Low Carb Pumpkin Cheesecake Bites
You guys know what happens once pumpkin season arrives, as soon as fall hits everyone freaks out and gets that crazy pumpkin spice look in their eyes. I'm not knocking it, I am on the pumpkin train too. That is why when I found these low carb pumpkin cheesecake bites over at Low Carb With Jennifer, I couldn't wait to make them! I made them for our keto mixer last Sunday and they were a HUGE hit! I must admit, I made about 30 of them and only 15 actually made it to the mixer. Oops! Thank you, Jennifer, for this delicious recipe!

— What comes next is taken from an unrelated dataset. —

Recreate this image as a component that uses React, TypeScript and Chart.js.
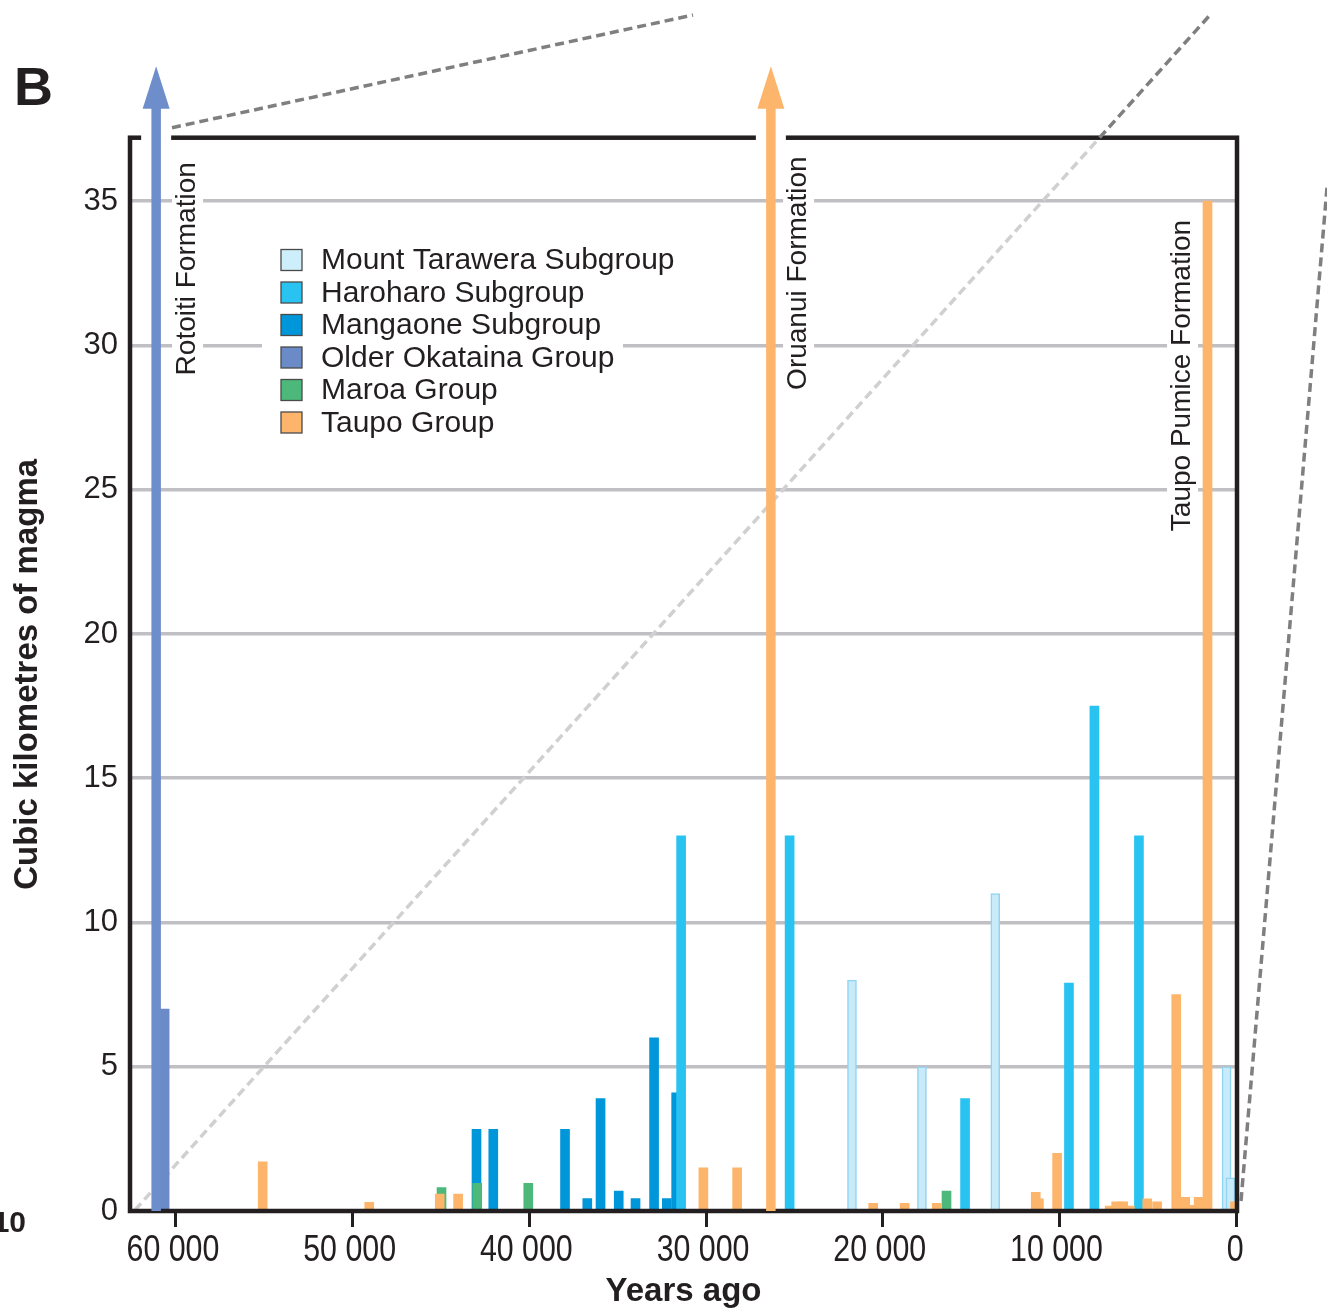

I can't wait to make them again :)
- 1 8oz softened cream cheese (full fat)
- 1/2 cup pumpkin puree
- 1/2 cup coconut flour
- 1/3 cup plus 1 tbsp powdered sweetener (I used Swerve)
- 1 tsp pumpkin pie spice
- 1/4 cup roasted pumpkin seeds (pepitas)
- In a large bowl or stand mixer, add cream cheese and pumpkin puree. mix to combine.
- add coconut flour, 1/3 cup sweetener, and pumpkin pie spice. Mix to combine.
- In a food processor or bullet, add pumpkin seeds and 1 tbsp sweetener. Pulse until it resembles coarse crumbs.
- Roll the cream cheese mixture into tablespoon sized balls and coat with the pulsed pumpkin seeds. Set aside
- refrigerate for 1 hour if desired.
Makes 18-20 balls. Nutrition info is for 3 balls.